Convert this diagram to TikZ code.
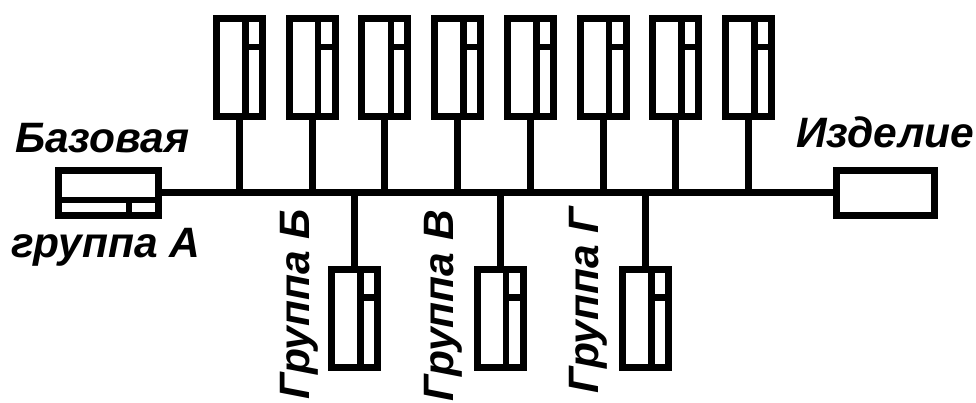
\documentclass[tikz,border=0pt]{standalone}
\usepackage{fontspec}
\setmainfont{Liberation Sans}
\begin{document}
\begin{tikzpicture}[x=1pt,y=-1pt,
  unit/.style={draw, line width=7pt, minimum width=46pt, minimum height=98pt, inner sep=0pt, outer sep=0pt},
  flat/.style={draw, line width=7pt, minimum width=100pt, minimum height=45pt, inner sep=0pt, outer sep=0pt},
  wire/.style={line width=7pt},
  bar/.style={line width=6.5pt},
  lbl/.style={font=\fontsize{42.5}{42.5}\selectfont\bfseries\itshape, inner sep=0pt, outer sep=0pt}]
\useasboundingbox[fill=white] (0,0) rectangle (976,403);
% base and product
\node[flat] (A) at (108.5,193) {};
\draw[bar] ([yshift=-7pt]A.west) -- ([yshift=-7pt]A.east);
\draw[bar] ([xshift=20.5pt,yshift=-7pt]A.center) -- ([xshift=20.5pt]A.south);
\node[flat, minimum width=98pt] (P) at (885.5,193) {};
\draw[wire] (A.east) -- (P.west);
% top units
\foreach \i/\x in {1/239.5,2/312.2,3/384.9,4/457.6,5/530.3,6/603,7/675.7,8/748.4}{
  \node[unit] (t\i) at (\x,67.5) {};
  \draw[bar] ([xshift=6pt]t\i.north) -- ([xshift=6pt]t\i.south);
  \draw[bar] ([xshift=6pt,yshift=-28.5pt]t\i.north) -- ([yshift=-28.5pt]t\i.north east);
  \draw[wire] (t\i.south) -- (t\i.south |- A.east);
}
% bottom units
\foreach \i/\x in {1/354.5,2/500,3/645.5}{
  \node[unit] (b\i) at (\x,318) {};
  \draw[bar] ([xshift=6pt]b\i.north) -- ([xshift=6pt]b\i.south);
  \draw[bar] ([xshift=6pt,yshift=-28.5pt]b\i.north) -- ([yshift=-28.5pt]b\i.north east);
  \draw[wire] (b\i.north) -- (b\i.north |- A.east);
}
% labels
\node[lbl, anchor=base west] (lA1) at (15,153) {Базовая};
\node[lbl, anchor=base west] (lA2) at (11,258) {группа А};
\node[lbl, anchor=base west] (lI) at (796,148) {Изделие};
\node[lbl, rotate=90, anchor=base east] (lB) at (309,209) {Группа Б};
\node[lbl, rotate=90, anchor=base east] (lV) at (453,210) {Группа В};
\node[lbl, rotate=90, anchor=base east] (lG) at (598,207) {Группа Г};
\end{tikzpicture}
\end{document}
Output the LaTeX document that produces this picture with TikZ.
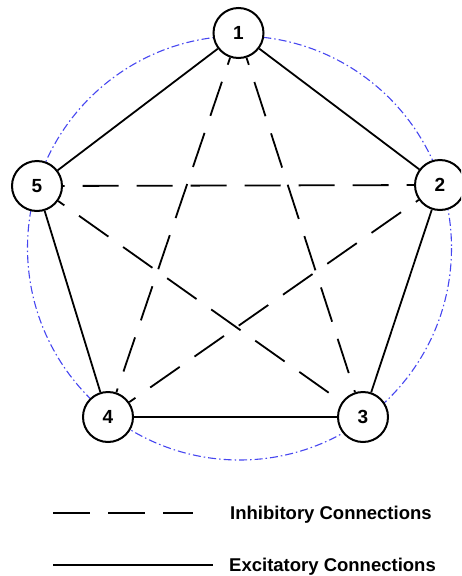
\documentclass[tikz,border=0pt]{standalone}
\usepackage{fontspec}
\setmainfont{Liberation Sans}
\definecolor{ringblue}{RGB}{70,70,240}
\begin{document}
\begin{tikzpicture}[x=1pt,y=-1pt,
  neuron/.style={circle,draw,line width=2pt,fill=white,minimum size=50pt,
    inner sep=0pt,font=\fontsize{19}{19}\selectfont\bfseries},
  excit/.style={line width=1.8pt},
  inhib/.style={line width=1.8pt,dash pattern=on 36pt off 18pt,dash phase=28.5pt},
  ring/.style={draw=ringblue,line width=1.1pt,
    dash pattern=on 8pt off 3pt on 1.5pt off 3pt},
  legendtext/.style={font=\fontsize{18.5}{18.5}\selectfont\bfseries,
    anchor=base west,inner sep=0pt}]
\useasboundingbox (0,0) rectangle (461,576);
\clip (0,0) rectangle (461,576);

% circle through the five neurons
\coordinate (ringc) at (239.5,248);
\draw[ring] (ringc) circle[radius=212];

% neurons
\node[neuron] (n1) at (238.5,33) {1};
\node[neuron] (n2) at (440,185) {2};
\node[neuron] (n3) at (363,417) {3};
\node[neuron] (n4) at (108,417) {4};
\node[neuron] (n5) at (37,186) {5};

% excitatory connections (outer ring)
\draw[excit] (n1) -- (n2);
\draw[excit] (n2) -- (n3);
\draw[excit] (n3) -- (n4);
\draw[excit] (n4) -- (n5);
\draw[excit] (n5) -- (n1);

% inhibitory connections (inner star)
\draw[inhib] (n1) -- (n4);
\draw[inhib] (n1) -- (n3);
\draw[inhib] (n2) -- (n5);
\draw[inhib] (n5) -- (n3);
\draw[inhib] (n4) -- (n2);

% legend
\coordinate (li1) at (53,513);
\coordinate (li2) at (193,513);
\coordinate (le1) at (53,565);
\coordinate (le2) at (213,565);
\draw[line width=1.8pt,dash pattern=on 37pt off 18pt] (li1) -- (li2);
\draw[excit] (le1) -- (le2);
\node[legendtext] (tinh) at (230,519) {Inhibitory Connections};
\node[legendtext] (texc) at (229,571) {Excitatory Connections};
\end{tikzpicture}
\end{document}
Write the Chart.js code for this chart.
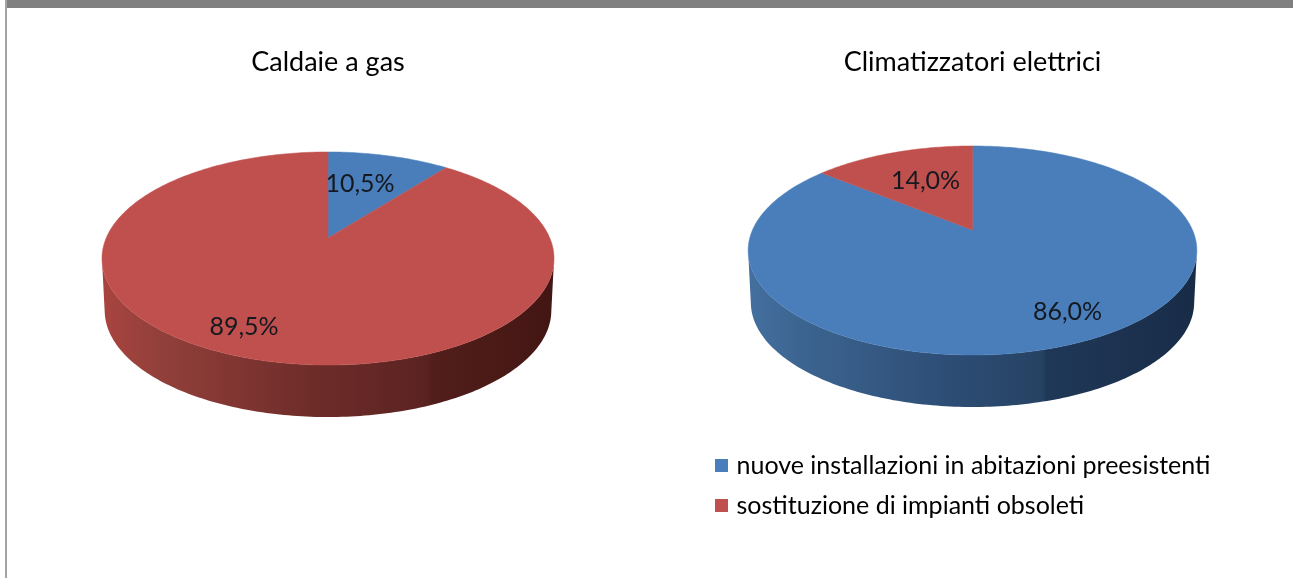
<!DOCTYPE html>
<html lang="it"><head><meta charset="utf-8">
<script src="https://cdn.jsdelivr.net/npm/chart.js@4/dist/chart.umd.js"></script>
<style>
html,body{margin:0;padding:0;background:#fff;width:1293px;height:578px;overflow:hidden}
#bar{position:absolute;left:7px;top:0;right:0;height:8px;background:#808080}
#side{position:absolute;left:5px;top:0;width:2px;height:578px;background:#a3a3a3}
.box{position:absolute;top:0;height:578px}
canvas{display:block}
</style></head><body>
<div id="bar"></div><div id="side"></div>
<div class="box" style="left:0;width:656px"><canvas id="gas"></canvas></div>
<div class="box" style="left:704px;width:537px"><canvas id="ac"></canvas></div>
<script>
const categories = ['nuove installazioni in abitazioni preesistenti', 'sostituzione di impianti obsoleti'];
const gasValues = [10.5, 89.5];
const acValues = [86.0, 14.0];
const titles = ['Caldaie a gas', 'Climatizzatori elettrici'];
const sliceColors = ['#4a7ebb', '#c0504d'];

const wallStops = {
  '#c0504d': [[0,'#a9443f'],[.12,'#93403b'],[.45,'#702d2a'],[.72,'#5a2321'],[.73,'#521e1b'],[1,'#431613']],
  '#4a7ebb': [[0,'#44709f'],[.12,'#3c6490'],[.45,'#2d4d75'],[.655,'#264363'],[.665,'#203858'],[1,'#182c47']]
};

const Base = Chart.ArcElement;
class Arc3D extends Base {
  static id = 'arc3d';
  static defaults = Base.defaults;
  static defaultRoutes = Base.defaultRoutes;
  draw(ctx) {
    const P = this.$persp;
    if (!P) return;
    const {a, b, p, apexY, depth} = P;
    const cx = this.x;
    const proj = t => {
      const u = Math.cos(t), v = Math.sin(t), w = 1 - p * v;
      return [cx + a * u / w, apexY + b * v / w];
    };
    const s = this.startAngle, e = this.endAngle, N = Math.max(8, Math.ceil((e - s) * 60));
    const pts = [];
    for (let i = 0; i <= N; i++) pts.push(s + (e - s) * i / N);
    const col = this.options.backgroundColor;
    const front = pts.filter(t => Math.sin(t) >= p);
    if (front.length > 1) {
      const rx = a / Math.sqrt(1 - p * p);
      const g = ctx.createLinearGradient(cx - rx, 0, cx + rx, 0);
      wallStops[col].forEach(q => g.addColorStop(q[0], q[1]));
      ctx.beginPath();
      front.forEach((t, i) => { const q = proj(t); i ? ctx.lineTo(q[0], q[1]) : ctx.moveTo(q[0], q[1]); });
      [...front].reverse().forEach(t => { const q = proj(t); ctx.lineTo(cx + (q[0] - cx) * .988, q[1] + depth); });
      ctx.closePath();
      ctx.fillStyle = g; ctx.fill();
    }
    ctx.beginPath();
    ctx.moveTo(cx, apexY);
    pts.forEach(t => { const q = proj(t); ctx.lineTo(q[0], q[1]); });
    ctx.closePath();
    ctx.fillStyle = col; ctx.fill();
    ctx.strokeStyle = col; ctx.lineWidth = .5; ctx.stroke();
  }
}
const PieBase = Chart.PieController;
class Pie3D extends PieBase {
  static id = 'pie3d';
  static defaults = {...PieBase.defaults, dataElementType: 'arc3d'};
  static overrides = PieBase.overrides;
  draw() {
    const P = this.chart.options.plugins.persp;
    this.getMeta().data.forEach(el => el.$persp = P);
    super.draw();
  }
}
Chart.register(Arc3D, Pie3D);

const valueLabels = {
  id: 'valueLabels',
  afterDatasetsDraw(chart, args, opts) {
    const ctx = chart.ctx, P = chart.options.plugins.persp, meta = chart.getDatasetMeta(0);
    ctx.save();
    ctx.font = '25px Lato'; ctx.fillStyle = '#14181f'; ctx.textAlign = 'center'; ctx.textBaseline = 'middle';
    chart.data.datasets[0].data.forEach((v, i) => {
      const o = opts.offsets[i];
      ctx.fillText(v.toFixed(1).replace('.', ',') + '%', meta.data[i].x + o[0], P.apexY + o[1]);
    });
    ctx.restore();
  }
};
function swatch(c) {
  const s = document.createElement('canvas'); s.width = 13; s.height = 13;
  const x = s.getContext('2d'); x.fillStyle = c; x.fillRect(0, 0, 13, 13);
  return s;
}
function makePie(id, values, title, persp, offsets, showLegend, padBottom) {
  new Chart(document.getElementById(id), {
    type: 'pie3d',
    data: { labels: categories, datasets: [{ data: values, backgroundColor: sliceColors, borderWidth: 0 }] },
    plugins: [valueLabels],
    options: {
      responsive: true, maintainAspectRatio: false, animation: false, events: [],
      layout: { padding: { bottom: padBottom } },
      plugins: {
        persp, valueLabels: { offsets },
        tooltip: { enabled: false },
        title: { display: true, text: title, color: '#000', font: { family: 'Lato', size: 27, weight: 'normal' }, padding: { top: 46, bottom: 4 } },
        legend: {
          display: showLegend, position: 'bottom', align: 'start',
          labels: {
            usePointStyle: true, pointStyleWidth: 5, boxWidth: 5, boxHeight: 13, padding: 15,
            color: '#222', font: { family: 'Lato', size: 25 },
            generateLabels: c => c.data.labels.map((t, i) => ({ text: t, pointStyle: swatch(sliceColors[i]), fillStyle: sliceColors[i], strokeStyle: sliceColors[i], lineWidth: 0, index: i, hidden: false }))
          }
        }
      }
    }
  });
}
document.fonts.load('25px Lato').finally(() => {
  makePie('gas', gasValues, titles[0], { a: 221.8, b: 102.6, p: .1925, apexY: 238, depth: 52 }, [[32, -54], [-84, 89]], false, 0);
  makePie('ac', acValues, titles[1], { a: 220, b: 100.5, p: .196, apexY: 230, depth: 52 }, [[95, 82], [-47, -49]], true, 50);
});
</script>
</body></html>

··········

> **WHAT IS REQUIRED**:
Leave out the pictures and quote exactly the lines from the one where "Write the Chart.js code for this chart." appears to the one where "const sliceColors = ['#4a7ebb', '#c0504d'];" appears, both ends counted.

> **SOLUTION FOR THIS TASK**:
Write the Chart.js code for this chart.
<!DOCTYPE html>
<html lang="it"><head><meta charset="utf-8">
<script src="https://cdn.jsdelivr.net/npm/chart.js@4/dist/chart.umd.js"></script>
<style>
html,body{margin:0;padding:0;background:#fff;width:1293px;height:578px;overflow:hidden}
#bar{position:absolute;left:7px;top:0;right:0;height:8px;background:#808080}
#side{position:absolute;left:5px;top:0;width:2px;height:578px;background:#a3a3a3}
.box{position:absolute;top:0;height:578px}
canvas{display:block}
</style></head><body>
<div id="bar"></div><div id="side"></div>
<div class="box" style="left:0;width:656px"><canvas id="gas"></canvas></div>
<div class="box" style="left:704px;width:537px"><canvas id="ac"></canvas></div>
<script>
const categories = ['nuove installazioni in abitazioni preesistenti', 'sostituzione di impianti obsoleti'];
const gasValues = [10.5, 89.5];
const acValues = [86.0, 14.0];
const titles = ['Caldaie a gas', 'Climatizzatori elettrici'];
const sliceColors = ['#4a7ebb', '#c0504d'];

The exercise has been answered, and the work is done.